DATA SECTION:
•••

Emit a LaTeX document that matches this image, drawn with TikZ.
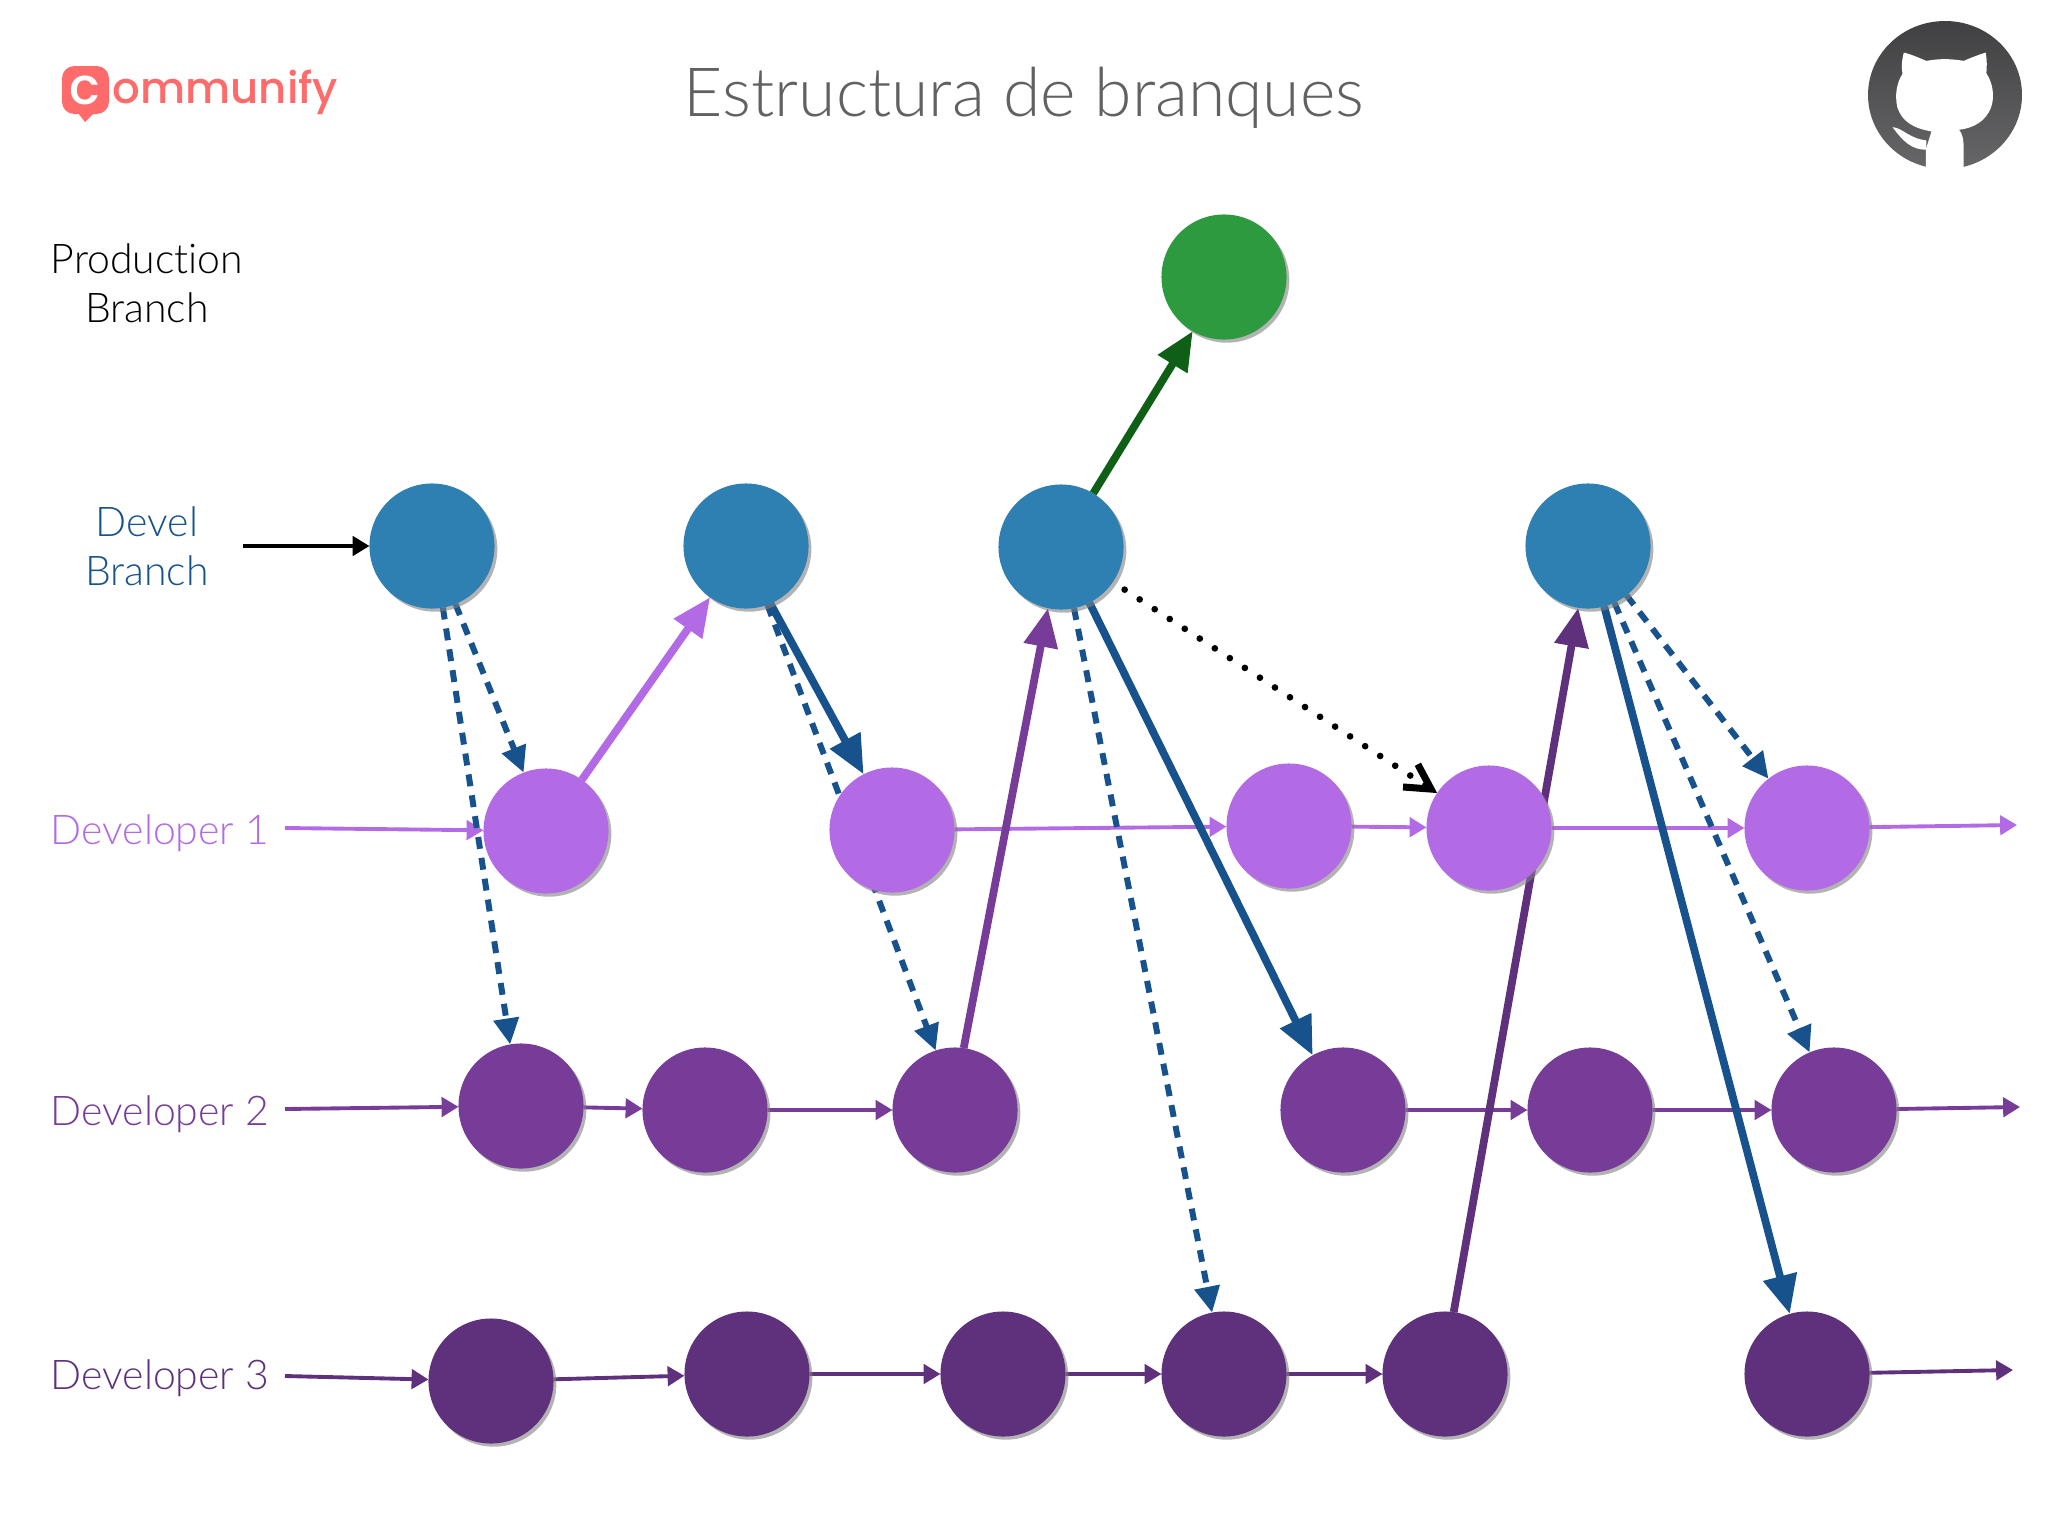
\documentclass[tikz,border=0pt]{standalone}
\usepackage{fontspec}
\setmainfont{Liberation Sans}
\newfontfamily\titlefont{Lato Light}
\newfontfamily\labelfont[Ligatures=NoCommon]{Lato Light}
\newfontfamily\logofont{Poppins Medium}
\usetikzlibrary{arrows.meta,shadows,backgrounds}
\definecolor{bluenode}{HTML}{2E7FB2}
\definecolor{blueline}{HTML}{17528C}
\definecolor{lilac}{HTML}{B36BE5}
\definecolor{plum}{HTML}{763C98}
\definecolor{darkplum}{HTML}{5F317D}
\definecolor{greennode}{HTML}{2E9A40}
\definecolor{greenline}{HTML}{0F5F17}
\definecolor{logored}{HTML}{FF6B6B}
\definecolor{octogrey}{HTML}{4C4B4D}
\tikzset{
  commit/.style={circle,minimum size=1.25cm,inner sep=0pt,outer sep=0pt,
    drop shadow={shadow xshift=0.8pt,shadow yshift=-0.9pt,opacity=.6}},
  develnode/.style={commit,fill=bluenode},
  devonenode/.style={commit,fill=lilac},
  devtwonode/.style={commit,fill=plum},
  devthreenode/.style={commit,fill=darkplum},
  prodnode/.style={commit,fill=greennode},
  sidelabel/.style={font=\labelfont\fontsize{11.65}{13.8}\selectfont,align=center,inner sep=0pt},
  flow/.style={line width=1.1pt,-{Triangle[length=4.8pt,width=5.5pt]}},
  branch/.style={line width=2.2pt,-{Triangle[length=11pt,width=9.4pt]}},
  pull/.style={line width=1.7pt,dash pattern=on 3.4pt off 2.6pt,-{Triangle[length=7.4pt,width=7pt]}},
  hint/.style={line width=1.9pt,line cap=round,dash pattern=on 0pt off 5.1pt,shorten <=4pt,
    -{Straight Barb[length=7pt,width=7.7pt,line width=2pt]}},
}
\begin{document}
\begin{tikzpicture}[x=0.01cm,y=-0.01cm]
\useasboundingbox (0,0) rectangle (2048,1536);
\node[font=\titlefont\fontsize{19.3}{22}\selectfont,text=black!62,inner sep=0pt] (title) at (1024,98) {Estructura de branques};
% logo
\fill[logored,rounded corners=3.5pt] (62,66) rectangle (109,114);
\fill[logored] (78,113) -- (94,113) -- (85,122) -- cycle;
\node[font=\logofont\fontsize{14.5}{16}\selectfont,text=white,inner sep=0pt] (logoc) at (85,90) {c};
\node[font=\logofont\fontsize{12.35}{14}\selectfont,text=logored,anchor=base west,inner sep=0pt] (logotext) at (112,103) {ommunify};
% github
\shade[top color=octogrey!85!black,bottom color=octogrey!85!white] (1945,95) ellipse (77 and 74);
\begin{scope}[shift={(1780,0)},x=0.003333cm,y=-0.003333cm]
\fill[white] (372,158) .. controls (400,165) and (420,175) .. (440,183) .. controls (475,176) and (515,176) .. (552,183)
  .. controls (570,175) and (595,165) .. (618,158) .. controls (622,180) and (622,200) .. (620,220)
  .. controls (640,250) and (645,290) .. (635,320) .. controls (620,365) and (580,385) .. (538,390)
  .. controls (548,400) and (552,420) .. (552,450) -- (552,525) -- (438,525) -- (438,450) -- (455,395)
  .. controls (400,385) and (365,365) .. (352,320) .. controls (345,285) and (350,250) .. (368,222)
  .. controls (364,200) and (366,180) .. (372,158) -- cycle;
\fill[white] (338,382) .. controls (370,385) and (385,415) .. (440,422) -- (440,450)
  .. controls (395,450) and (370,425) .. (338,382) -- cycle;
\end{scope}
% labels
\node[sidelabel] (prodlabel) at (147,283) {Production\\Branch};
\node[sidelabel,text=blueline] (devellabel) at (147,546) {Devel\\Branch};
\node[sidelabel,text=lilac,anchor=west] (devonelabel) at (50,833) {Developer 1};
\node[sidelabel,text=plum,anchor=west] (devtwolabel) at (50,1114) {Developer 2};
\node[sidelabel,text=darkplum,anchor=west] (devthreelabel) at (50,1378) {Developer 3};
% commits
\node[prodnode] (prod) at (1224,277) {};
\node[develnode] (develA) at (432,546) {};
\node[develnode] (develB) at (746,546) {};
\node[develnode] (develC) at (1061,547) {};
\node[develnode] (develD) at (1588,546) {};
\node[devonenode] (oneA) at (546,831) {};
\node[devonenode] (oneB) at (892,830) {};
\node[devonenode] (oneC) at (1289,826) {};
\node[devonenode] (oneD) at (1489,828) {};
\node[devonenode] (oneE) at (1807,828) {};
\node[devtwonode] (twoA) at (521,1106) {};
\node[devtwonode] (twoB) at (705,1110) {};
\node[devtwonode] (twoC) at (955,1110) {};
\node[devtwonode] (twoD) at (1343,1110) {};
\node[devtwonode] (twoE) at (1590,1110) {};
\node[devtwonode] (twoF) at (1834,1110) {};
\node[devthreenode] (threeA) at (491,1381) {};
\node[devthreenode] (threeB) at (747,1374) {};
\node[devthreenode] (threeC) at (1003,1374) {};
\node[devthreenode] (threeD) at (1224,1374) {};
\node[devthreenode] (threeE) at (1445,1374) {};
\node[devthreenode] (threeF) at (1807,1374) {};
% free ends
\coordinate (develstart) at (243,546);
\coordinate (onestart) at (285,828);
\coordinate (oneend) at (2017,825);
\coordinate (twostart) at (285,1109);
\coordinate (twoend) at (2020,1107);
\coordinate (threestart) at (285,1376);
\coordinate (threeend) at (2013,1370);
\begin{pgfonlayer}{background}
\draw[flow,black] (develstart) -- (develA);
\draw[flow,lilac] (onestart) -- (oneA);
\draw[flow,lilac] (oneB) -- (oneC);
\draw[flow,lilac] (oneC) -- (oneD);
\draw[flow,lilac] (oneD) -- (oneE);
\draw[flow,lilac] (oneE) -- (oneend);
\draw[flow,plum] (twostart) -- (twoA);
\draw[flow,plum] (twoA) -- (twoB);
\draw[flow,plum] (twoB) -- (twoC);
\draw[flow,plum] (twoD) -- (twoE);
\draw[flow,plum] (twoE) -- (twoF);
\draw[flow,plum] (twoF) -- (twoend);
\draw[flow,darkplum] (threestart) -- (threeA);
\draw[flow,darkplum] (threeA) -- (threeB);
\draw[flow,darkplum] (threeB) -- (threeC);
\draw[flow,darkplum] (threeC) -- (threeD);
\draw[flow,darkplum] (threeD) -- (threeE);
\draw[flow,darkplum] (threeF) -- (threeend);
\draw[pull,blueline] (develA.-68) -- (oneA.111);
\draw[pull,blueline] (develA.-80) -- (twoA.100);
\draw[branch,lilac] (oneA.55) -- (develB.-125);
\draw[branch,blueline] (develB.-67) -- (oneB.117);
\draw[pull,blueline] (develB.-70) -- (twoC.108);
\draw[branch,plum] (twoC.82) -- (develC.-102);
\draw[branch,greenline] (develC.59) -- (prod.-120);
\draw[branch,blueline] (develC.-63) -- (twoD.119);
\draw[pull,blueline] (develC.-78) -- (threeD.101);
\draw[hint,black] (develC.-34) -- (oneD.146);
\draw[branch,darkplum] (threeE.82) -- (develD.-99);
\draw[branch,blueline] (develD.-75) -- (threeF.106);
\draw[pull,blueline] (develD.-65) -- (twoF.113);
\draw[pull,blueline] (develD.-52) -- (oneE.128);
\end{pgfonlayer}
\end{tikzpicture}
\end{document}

•••

WHAT THIS TASK INVOLVES:
From the data above, write out everything exactly except the pictures.

EXERCISE OUTPUT:
Emit a LaTeX document that matches this image, drawn with TikZ.
\documentclass[tikz,border=0pt]{standalone}
\usepackage{fontspec}
\setmainfont{Liberation Sans}
\newfontfamily\titlefont{Lato Light}
\newfontfamily\labelfont[Ligatures=NoCommon]{Lato Light}
\newfontfamily\logofont{Poppins Medium}
\usetikzlibrary{arrows.meta,shadows,backgrounds}
\definecolor{bluenode}{HTML}{2E7FB2}
\definecolor{blueline}{HTML}{17528C}
\definecolor{lilac}{HTML}{B36BE5}
\definecolor{plum}{HTML}{763C98}
\definecolor{darkplum}{HTML}{5F317D}
\definecolor{greennode}{HTML}{2E9A40}
\definecolor{greenline}{HTML}{0F5F17}
\definecolor{logored}{HTML}{FF6B6B}
\definecolor{octogrey}{HTML}{4C4B4D}
\tikzset{
  commit/.style={circle,minimum size=1.25cm,inner sep=0pt,outer sep=0pt,
    drop shadow={shadow xshift=0.8pt,shadow yshift=-0.9pt,opacity=.6}},
  develnode/.style={commit,fill=bluenode},
  devonenode/.style={commit,fill=lilac},
  devtwonode/.style={commit,fill=plum},
  devthreenode/.style={commit,fill=darkplum},
  prodnode/.style={commit,fill=greennode},
  sidelabel/.style={font=\labelfont\fontsize{11.65}{13.8}\selectfont,align=center,inner sep=0pt},
  flow/.style={line width=1.1pt,-{Triangle[length=4.8pt,width=5.5pt]}},
  branch/.style={line width=2.2pt,-{Triangle[length=11pt,width=9.4pt]}},
  pull/.style={line width=1.7pt,dash pattern=on 3.4pt off 2.6pt,-{Triangle[length=7.4pt,width=7pt]}},
  hint/.style={line width=1.9pt,line cap=round,dash pattern=on 0pt off 5.1pt,shorten <=4pt,
    -{Straight Barb[length=7pt,width=7.7pt,line width=2pt]}},
}
\begin{document}
\begin{tikzpicture}[x=0.01cm,y=-0.01cm]
\useasboundingbox (0,0) rectangle (2048,1536);
\node[font=\titlefont\fontsize{19.3}{22}\selectfont,text=black!62,inner sep=0pt] (title) at (1024,98) {Estructura de branques};
% logo
\fill[logored,rounded corners=3.5pt] (62,66) rectangle (109,114);
\fill[logored] (78,113) -- (94,113) -- (85,122) -- cycle;
\node[font=\logofont\fontsize{14.5}{16}\selectfont,text=white,inner sep=0pt] (logoc) at (85,90) {c};
\node[font=\logofont\fontsize{12.35}{14}\selectfont,text=logored,anchor=base west,inner sep=0pt] (logotext) at (112,103) {ommunify};
% github
\shade[top color=octogrey!85!black,bottom color=octogrey!85!white] (1945,95) ellipse (77 and 74);
\begin{scope}[shift={(1780,0)},x=0.003333cm,y=-0.003333cm]
\fill[white] (372,158) .. controls (400,165) and (420,175) .. (440,183) .. controls (475,176) and (515,176) .. (552,183)
  .. controls (570,175) and (595,165) .. (618,158) .. controls (622,180) and (622,200) .. (620,220)
  .. controls (640,250) and (645,290) .. (635,320) .. controls (620,365) and (580,385) .. (538,390)
  .. controls (548,400) and (552,420) .. (552,450) -- (552,525) -- (438,525) -- (438,450) -- (455,395)
  .. controls (400,385) and (365,365) .. (352,320) .. controls (345,285) and (350,250) .. (368,222)
  .. controls (364,200) and (366,180) .. (372,158) -- cycle;
\fill[white] (338,382) .. controls (370,385) and (385,415) .. (440,422) -- (440,450)
  .. controls (395,450) and (370,425) .. (338,382) -- cycle;
\end{scope}
% labels
\node[sidelabel] (prodlabel) at (147,283) {Production\\Branch};
\node[sidelabel,text=blueline] (devellabel) at (147,546) {Devel\\Branch};
\node[sidelabel,text=lilac,anchor=west] (devonelabel) at (50,833) {Developer 1};
\node[sidelabel,text=plum,anchor=west] (devtwolabel) at (50,1114) {Developer 2};
\node[sidelabel,text=darkplum,anchor=west] (devthreelabel) at (50,1378) {Developer 3};
% commits
\node[prodnode] (prod) at (1224,277) {};
\node[develnode] (develA) at (432,546) {};
\node[develnode] (develB) at (746,546) {};
\node[develnode] (develC) at (1061,547) {};
\node[develnode] (develD) at (1588,546) {};
\node[devonenode] (oneA) at (546,831) {};
\node[devonenode] (oneB) at (892,830) {};
\node[devonenode] (oneC) at (1289,826) {};
\node[devonenode] (oneD) at (1489,828) {};
\node[devonenode] (oneE) at (1807,828) {};
\node[devtwonode] (twoA) at (521,1106) {};
\node[devtwonode] (twoB) at (705,1110) {};
\node[devtwonode] (twoC) at (955,1110) {};
\node[devtwonode] (twoD) at (1343,1110) {};
\node[devtwonode] (twoE) at (1590,1110) {};
\node[devtwonode] (twoF) at (1834,1110) {};
\node[devthreenode] (threeA) at (491,1381) {};
\node[devthreenode] (threeB) at (747,1374) {};
\node[devthreenode] (threeC) at (1003,1374) {};
\node[devthreenode] (threeD) at (1224,1374) {};
\node[devthreenode] (threeE) at (1445,1374) {};
\node[devthreenode] (threeF) at (1807,1374) {};
% free ends
\coordinate (develstart) at (243,546);
\coordinate (onestart) at (285,828);
\coordinate (oneend) at (2017,825);
\coordinate (twostart) at (285,1109);
\coordinate (twoend) at (2020,1107);
\coordinate (threestart) at (285,1376);
\coordinate (threeend) at (2013,1370);
\begin{pgfonlayer}{background}
\draw[flow,black] (develstart) -- (develA);
\draw[flow,lilac] (onestart) -- (oneA);
\draw[flow,lilac] (oneB) -- (oneC);
\draw[flow,lilac] (oneC) -- (oneD);
\draw[flow,lilac] (oneD) -- (oneE);
\draw[flow,lilac] (oneE) -- (oneend);
\draw[flow,plum] (twostart) -- (twoA);
\draw[flow,plum] (twoA) -- (twoB);
\draw[flow,plum] (twoB) -- (twoC);
\draw[flow,plum] (twoD) -- (twoE);
\draw[flow,plum] (twoE) -- (twoF);
\draw[flow,plum] (twoF) -- (twoend);
\draw[flow,darkplum] (threestart) -- (threeA);
\draw[flow,darkplum] (threeA) -- (threeB);
\draw[flow,darkplum] (threeB) -- (threeC);
\draw[flow,darkplum] (threeC) -- (threeD);
\draw[flow,darkplum] (threeD) -- (threeE);
\draw[flow,darkplum] (threeF) -- (threeend);
\draw[pull,blueline] (develA.-68) -- (oneA.111);
\draw[pull,blueline] (develA.-80) -- (twoA.100);
\draw[branch,lilac] (oneA.55) -- (develB.-125);
\draw[branch,blueline] (develB.-67) -- (oneB.117);
\draw[pull,blueline] (develB.-70) -- (twoC.108);
\draw[branch,plum] (twoC.82) -- (develC.-102);
\draw[branch,greenline] (develC.59) -- (prod.-120);
\draw[branch,blueline] (develC.-63) -- (twoD.119);
\draw[pull,blueline] (develC.-78) -- (threeD.101);
\draw[hint,black] (develC.-34) -- (oneD.146);
\draw[branch,darkplum] (threeE.82) -- (develD.-99);
\draw[branch,blueline] (develD.-75) -- (threeF.106);
\draw[pull,blueline] (develD.-65) -- (twoF.113);
\draw[pull,blueline] (develD.-52) -- (oneE.128);
\end{pgfonlayer}
\end{tikzpicture}
\end{document}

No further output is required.